When you attend for interview, there is a one hour written test which you will be required to sit, usually before your first interview. Typical offers are A* A A at A Level, or 776 and 43 points in the IB. Successful applicants come with a very wide range of school examination subjects. Since we are looking for rigorous minds, good results in maths are useful - but not compulsory.
Catz is a fantastic College, and Philosophy is an amazing subject. Admittedly, as a Philosophy student at Catz, I might be a little bit biased … but there really are plenty of excellent reasons for applying! I won't go on about the loveliness of the College, as this is supposed to be subject-specific, so you will just have to take my opinion there as read!
When deciding which College to read Philosophy at, you will want to look at the teaching (i.e. the Director of Studies and other supervisors) at that College, the facilities offered by the college and - I reckon, if you are any kind of student at all! - the distance from the main lecture site, the Sidgwick Site.

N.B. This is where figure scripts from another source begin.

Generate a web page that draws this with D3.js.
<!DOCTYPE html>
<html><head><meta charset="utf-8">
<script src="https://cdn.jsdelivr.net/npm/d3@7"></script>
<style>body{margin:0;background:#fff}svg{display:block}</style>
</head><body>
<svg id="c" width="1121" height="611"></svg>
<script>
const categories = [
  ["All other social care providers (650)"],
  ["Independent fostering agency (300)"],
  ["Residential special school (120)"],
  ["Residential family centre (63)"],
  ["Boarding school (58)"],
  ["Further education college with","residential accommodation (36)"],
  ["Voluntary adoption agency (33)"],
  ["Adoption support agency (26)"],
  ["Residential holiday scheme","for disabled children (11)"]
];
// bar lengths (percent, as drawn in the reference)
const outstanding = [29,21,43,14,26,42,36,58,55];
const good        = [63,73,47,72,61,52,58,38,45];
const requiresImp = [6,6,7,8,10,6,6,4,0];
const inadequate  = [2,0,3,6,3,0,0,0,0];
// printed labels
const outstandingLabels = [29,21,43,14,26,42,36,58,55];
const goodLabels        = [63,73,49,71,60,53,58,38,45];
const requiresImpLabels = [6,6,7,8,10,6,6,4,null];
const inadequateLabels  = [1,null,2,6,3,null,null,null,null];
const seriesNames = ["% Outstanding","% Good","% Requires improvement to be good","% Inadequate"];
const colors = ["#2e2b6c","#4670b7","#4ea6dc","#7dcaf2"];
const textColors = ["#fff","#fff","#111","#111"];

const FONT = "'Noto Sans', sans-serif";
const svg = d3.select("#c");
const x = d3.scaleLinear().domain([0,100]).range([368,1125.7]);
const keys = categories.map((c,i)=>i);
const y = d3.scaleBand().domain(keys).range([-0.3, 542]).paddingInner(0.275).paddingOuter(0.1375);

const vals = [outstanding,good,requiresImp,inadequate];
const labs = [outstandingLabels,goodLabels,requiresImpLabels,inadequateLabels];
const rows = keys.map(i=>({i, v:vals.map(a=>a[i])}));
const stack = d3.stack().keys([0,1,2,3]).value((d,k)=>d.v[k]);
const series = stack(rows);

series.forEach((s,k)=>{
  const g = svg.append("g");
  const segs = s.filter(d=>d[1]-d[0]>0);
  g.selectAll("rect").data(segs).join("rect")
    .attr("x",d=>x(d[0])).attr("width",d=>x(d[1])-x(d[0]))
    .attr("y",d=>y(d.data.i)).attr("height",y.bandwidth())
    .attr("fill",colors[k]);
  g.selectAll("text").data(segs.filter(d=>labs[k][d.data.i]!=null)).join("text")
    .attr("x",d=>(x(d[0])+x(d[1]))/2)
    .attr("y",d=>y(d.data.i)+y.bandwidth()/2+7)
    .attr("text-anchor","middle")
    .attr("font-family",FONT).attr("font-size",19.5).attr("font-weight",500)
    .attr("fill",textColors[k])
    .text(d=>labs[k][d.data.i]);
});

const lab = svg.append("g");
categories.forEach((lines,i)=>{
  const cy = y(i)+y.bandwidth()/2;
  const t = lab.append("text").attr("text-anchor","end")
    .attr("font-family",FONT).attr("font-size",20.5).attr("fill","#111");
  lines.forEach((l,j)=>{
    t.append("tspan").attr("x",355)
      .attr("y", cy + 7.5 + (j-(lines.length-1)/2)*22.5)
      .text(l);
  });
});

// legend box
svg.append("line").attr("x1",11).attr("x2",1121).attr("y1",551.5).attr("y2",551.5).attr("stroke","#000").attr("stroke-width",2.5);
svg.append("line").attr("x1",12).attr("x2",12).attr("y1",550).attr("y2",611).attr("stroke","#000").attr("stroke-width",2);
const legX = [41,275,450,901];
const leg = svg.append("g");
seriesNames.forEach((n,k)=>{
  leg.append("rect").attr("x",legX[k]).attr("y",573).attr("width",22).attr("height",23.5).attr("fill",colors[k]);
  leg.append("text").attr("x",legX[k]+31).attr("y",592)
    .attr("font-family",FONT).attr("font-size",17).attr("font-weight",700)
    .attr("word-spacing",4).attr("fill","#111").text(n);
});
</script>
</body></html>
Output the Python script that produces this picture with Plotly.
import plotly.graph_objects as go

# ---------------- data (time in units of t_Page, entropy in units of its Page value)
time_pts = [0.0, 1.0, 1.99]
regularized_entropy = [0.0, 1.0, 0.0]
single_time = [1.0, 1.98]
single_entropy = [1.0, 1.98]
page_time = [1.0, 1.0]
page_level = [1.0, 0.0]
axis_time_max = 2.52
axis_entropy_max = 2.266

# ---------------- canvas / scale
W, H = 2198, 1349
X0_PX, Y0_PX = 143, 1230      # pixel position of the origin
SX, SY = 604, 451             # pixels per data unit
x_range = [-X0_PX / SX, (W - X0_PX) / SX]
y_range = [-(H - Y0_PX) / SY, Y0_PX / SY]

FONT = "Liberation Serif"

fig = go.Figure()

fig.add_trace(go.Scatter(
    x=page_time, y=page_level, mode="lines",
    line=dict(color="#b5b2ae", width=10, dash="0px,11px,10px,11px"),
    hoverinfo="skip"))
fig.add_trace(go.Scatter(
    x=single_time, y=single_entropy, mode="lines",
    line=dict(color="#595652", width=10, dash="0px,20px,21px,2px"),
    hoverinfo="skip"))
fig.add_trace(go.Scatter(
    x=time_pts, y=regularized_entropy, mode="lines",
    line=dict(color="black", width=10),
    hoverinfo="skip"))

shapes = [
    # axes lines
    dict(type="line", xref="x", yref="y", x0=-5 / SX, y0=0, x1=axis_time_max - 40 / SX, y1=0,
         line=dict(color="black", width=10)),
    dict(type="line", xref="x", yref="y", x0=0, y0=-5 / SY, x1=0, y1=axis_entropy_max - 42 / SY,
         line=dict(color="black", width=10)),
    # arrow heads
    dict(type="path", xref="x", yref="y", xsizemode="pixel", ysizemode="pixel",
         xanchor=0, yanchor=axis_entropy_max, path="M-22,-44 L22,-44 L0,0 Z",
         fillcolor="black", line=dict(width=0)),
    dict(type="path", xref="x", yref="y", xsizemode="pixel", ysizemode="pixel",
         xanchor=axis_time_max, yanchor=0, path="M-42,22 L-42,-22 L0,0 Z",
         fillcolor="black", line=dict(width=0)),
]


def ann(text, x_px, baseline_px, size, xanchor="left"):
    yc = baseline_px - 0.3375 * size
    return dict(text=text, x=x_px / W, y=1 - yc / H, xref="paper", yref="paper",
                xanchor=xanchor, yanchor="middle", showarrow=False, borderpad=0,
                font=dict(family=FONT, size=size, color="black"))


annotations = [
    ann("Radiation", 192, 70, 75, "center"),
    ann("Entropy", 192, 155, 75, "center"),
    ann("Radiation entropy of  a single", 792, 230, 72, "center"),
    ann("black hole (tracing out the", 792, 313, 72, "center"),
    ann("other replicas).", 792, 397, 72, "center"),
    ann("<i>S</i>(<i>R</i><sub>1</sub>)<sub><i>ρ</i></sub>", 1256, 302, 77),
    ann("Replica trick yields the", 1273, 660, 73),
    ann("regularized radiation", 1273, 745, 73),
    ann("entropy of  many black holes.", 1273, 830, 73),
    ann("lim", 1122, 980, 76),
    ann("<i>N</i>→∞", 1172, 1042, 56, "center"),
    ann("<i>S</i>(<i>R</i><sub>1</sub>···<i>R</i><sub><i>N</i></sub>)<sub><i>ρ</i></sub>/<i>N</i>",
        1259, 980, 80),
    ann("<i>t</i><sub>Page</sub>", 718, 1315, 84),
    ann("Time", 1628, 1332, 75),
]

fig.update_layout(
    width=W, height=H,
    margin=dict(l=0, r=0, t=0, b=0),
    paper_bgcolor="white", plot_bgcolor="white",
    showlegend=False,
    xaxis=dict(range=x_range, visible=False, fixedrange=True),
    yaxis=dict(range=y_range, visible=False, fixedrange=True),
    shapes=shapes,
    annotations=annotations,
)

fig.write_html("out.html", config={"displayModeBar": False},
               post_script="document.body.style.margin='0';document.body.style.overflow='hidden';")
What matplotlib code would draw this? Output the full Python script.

I think the supervisors at Catz form a very well-balanced team to help you with your studies at Cambridge. Weekly supervisions form the core of the Philosophy workload, so it is important that you get along well with your supervisors.
Facilities-wise, the library at Catz is well-stocked; and, since you are so close to the Faculty, it is usually possible to find the book you want, when you want it. I have to say I find the weekly Great Book Hunt for every essay a bit tiresome but the online Cambridge library search engine is usually very efficient at searching out the more obscure texts for you. Catz is also fantastically situated for lectures - in first and third year it is a five minute walk from the Sidgwick site and in second year about two! So no excuses about forgetting to set an alarm clock, particularly since philosophers are far too sensible to have nine o'clock lectures!
To sum up, Catz is a wonderful place in terms of situation, teaching and facilities (and don't forget the friendliness!) and it is a brilliant place to come and study philosophy.